In this article, we’ll be going through A/B tests in-depth to understand implementation and how they can help understand causal relationships in experiments.

Photo by Robert Anasch on Unsplash

Table of Contents

  1. Introduction
  2. Setting up A/B test
  3. Conducting A/B test
  4. Practical application w/ Example
  5. Conclusion
  6. References

Introduction

I remember the last time I conducted an A/B test at my job, I wasn’t fully aware of the nitty-gritty of how an A/B test needs to be conducted but had a basic construct in mind that there is some bifurcation between the test and control population and then we compare the performance using multiple metrics. The unaddressed question (which I presume is very important) at that time was if the difference in the metrics are significant enough to change the strategies in place. At that time we compared the metrics and tried to calculate additional metrics based on profit/loss to the company, but it lacked the statistical significance analysis which would have acted as proof to our derived analysis that was solely based on business logic.

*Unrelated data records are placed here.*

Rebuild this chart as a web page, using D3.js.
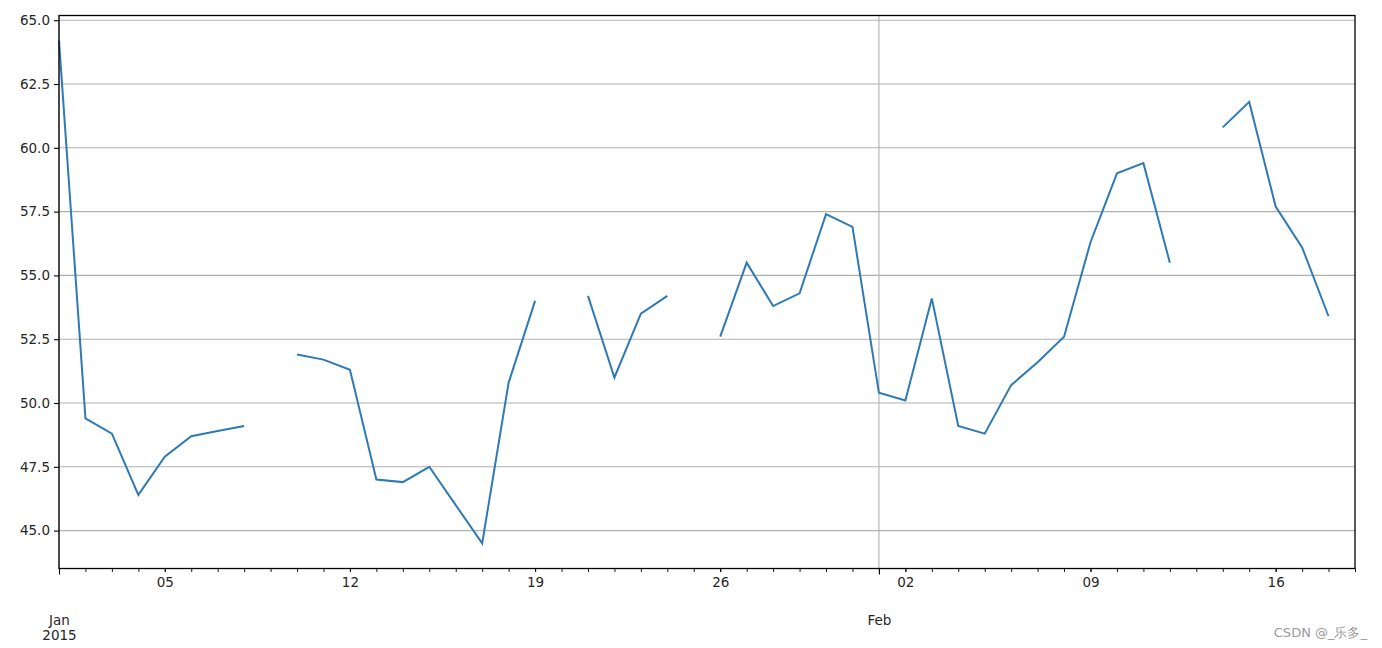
<!DOCTYPE html>
<html>
<head>
<meta charset="utf-8">
<script src="https://cdn.jsdelivr.net/npm/d3@7/dist/d3.min.js"></script>
<style>
  html, body { margin: 0; padding: 0; background: #fff; }
  svg { display: block; }
  text { font-family: "DejaVu Sans", sans-serif; }
</style>
</head>
<body>
<svg id="chart" width="1382" height="648"></svg>
<script>
// ---- data ----
const dates = [
  "2015-01-01","2015-01-02","2015-01-03","2015-01-04","2015-01-05","2015-01-06","2015-01-07",
  "2015-01-08","2015-01-09","2015-01-10","2015-01-11","2015-01-12","2015-01-13","2015-01-14",
  "2015-01-15","2015-01-16","2015-01-17","2015-01-18","2015-01-19","2015-01-20","2015-01-21",
  "2015-01-22","2015-01-23","2015-01-24","2015-01-25","2015-01-26","2015-01-27","2015-01-28",
  "2015-01-29","2015-01-30","2015-01-31","2015-02-01","2015-02-02","2015-02-03","2015-02-04",
  "2015-02-05","2015-02-06","2015-02-07","2015-02-08","2015-02-09","2015-02-10","2015-02-11",
  "2015-02-12","2015-02-13","2015-02-14","2015-02-15","2015-02-16","2015-02-17","2015-02-18",
  "2015-02-19"
];
const values = [
  64.2, 49.4, 48.8, 46.4, 47.9, 48.7, 48.9,
  49.1, null, 51.9, 51.7, 51.3, 47.0, 46.9,
  47.5, 46.0, 44.5, 50.8, 54.0, null, 54.2,
  51.0, 53.5, 54.2, null, 52.6, 55.5, 53.8,
  54.3, 57.4, 56.9, 50.4, 50.1, 54.1, 49.1,
  48.8, 50.7, 51.6, 52.6, 56.3, 59.0, 59.4,
  55.5, null, 60.8, 61.8, 57.7, 56.1, 53.4,
  null
];
const yTicks = [45.0, 47.5, 50.0, 52.5, 55.0, 57.5, 60.0, 62.5, 65.0];
const minorLabelDates = ["2015-01-05","2015-01-12","2015-01-19","2015-01-26","2015-02-02","2015-02-09","2015-02-16"];
const majorDates = ["2015-01-01","2015-02-01"];
const majorLabels = [["Jan","2015"],["Feb"]];
const watermark = "CSDN @_乐多_";

// ---- layout ----
const svg = d3.select("#chart");
const L = 59, R = 1355, T = 15.5, B = 568.5;
const parse = d3.utcParse("%Y-%m-%d");
const data = dates.map((d, i) => ({ date: parse(d), value: values[i] }));

const x = d3.scaleUtc().domain(d3.extent(data, d => d.date)).range([L, R]);
const vals = values.filter(v => v !== null);
const vmin = d3.min(vals), vmax = d3.max(vals), pad = (vmax - vmin) * 0.05;
const y = d3.scaleLinear().domain([vmin - pad, vmax + pad]).range([B, T]);

const textColor = "#262626";

// grid
const grid = svg.append("g");
grid.selectAll("line.h").data(yTicks).join("line")
  .attr("x1", L).attr("x2", R)
  .attr("y1", d => y(d)).attr("y2", d => y(d))
  .attr("stroke", "#b0b0b0").attr("stroke-width", 1.1);
grid.selectAll("line.v").data(majorDates.map(parse)).join("line")
  .attr("x1", d => x(d)).attr("x2", d => x(d))
  .attr("y1", T).attr("y2", B)
  .attr("stroke", "#b0b0b0").attr("stroke-width", 1.1);

// line
const line = d3.line()
  .defined(d => d.value !== null)
  .x(d => x(d.date)).y(d => y(d.value));
svg.append("path").datum(data)
  .attr("d", line)
  .attr("fill", "none")
  .attr("stroke", "#2f7ab5")
  .attr("stroke-width", 2)
  .attr("stroke-linejoin", "miter");

// y axis
const yAxis = d3.axisLeft(y).tickValues(yTicks).tickFormat(d3.format(".1f"))
  .tickSize(5).tickPadding(4);
const gy = svg.append("g").attr("transform", `translate(${L},0)`).call(yAxis);
gy.select(".domain").remove();
gy.selectAll(".tick line").attr("stroke", "#000").attr("stroke-width", 1.1);
gy.selectAll(".tick text").attr("font-size", 13.5).attr("fill", textColor)
  .attr("font-family", "DejaVu Sans, sans-serif");

// x axis: minor daily ticks
const gxMinor = svg.append("g").attr("transform", `translate(0,${B})`)
  .call(d3.axisBottom(x).tickValues(data.map(d => d.date)).tickSize(3.5).tickFormat(""));
gxMinor.select(".domain").remove();
gxMinor.selectAll(".tick line").attr("stroke", "#000").attr("stroke-width", 0.9);

// x axis: minor labels (weekly)
const gxLab = svg.append("g").attr("transform", `translate(0,${B})`)
  .call(d3.axisBottom(x).tickValues(minorLabelDates.map(parse)).tickSize(3.5).tickPadding(5)
    .tickFormat(d3.utcFormat("%d")));
gxLab.select(".domain").remove();
gxLab.selectAll(".tick line").attr("stroke", "#000").attr("stroke-width", 0.9);
gxLab.selectAll(".tick text").attr("font-size", 13.5).attr("fill", textColor)
  .attr("font-family", "DejaVu Sans, sans-serif");

// x axis: major ticks
const gxMaj = svg.append("g").attr("transform", `translate(0,${B})`)
  .call(d3.axisBottom(x).tickValues(majorDates.map(parse)).tickSize(6).tickFormat(""));
gxMaj.select(".domain").remove();
gxMaj.selectAll(".tick line").attr("stroke", "#000").attr("stroke-width", 1.1);
gxMaj.selectAll(".tick").each(function(d, i) {
  const t = d3.select(this).append("text")
    .attr("text-anchor", "middle")
    .attr("font-size", 13.5).attr("fill", textColor)
    .attr("font-family", "DejaVu Sans, sans-serif");
  majorLabels[i].forEach((s, k) => {
    t.append("tspan").attr("x", 0).attr("y", 56 + k * 15).text(s);
  });
});

// frame
svg.append("rect").attr("x", L).attr("y", T).attr("width", R - L).attr("height", B - T)
  .attr("fill", "none").attr("stroke", "#000").attr("stroke-width", 1.3);

// watermark
svg.append("text").attr("x", 1367).attr("y", 637).attr("text-anchor", "end")
  .attr("font-size", 13).attr("fill", "#9a9a9a")
  .attr("font-family", "Noto Sans CJK SC, sans-serif")
  .text(watermark);
</script>
</body>
</html>
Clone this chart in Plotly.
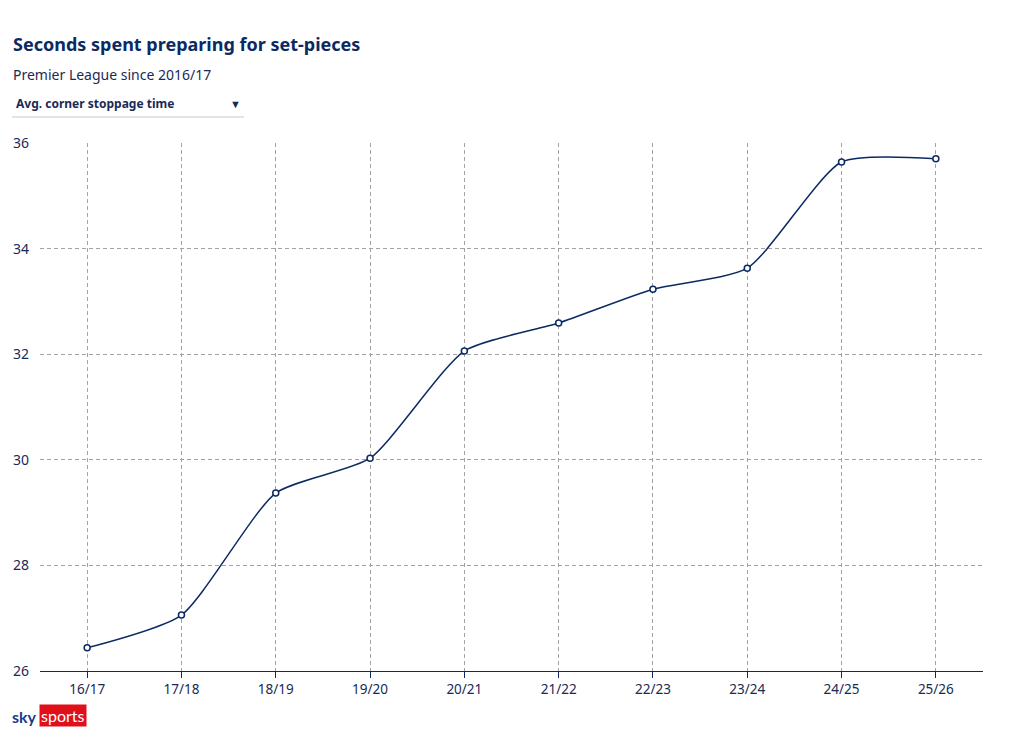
import plotly.graph_objects as go

seasons = ["16/17", "17/18", "18/19", "19/20", "20/21", "21/22", "22/23", "23/24", "24/25", "25/26"]
corner_time = [26.44, 27.06, 29.37, 30.03, 32.06, 32.59, 33.23, 33.63, 35.64, 35.70]
y_ticks = [26, 28, 30, 32, 34, 36]

NAVY = "#0b2a63"
TEXT = "#1b2a55"
GRID = "#a3a3a3"

OFFX, OFFY = 10, 8
W, H = 1004, 725
L, T, B = 42 - OFFX, 143 - OFFY, 741 - OFFY - 671
R = W - L - (985 - 42)
PW, PH = W - L - R, H - T - B


def px(x):
    return (x - OFFX - L) / PW


def py(y):
    return (H - B - (y - OFFY)) / PH


fig = go.Figure()
fig.add_trace(go.Scatter(
    x=seasons, y=corner_time, mode="lines+markers",
    line=dict(color=NAVY, width=1.5, shape="spline", smoothing=0.6),
    marker=dict(size=6, color="white", line=dict(color=NAVY, width=1.5)),
    hoverinfo="x+y", showlegend=False,
))


def ann(text, x, y, size, color=TEXT, xanchor="left", family=None, **kw):
    f = dict(size=size, color=color)
    if family:
        f["family"] = family
    return dict(text=text, x=px(x), y=py(y), xref="paper", yref="paper",
                showarrow=False, xanchor=xanchor, yanchor="middle", font=f, **kw)


fig.update_layout(
    width=W, height=H,
    margin=dict(l=L, r=R, t=T, b=B, autoexpand=False),
    paper_bgcolor="white", plot_bgcolor="white",
    font=dict(family="Noto Sans, Open Sans, sans-serif", color=TEXT, size=13),
    xaxis=dict(
        type="category", range=[-0.5, 9.5],
        showgrid=True, gridcolor=GRID, griddash="4px,3px", gridwidth=1,
        showline=True, linecolor=NAVY, linewidth=1.2,
        ticks="outside", ticklen=6, tickcolor=NAVY,
        tickfont=dict(size=13.5, color=TEXT), zeroline=False,
    ),
    yaxis=dict(
        range=[26, 36], tickvals=y_ticks,
        showgrid=True, gridcolor=GRID, griddash="4px,3px", gridwidth=1,
        showline=False, zeroline=False, ticks="",
        ticklabelstandoff=10,
        tickfont=dict(size=14, color=TEXT),
    ),
    annotations=[
        ann("<b>Seconds spent preparing for set-pieces</b>", 13, 44, 18, color=NAVY),
        ann("Premier League since 2016/17", 13, 74, 14),
        ann("<b>Avg. corner stoppage time</b>", 16, 104, 12),
        ann("▼", 237, 104, 11, xanchor="center"),
        ann("<b>sky</b>", 12, 716, 16, color="#1b3a8a", family="Lato, sans-serif"),
        ann("sports", 41, 715, 16, color="white", family="Lato, sans-serif",
            bgcolor="#e0101a", borderpad=1),
    ],
    shapes=[dict(type="line", xref="paper", yref="paper",
                 x0=px(14), x1=px(246), y0=py(117), y1=py(117),
                 line=dict(color="#c8c8c8", width=1))],
)

fig.write_html("out.html")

In this article, we’ll go through in-depth how A/B tests are conducted and the statistical inference involved. As a data scientist, many times you would come across problems for which you don’t have much background knowledge, in such situations statistical tests come in handy to support your analysis and act as proof of concept.

Setting up A/B test

So what is an A/B test and what’s their importance? Say you’re working in a product team as an analyst and your manager hands you an analysis to differentiate user reaction to a new feature on the website. Essentially, you need to check if the new feature had an impact on user interaction and if it's beneficial to bring that change into production. In such a case, what comes first to your mind? I hope it is comparing some users with the old feature and some with the new feature and analyzing their behavior!

That’s it, that’s an A/B test for you! My job is done, Chao!

Conducting A/B Test

Just kidding, but on a high level, that’s what an A/B test is. We have two populations —

1) Test — population on which the new feature is tested
2) Control — a population that is restricted to an old feature

An important thing to note here is that we assume that only the feature that we are introducing affects the performance of that feature and is independent of any external interference. The experiment has to be conducted in a controlled environment, which basically means no interference from external factors.

Once we have the populations defined, we deploy the test to gather the user behavior on the change. Now, the timeframe of the test is upon our discretion and business logic, however, some standard time frames can be 3 months, 6 months, etc.

As we start getting the user behavior data our major goal to is develop a hypothesis if the change in feature affected the user behavior or not. If it did, was it significant enough or not? Which requires further testing of the hypothesis and drawing inferences based on the results.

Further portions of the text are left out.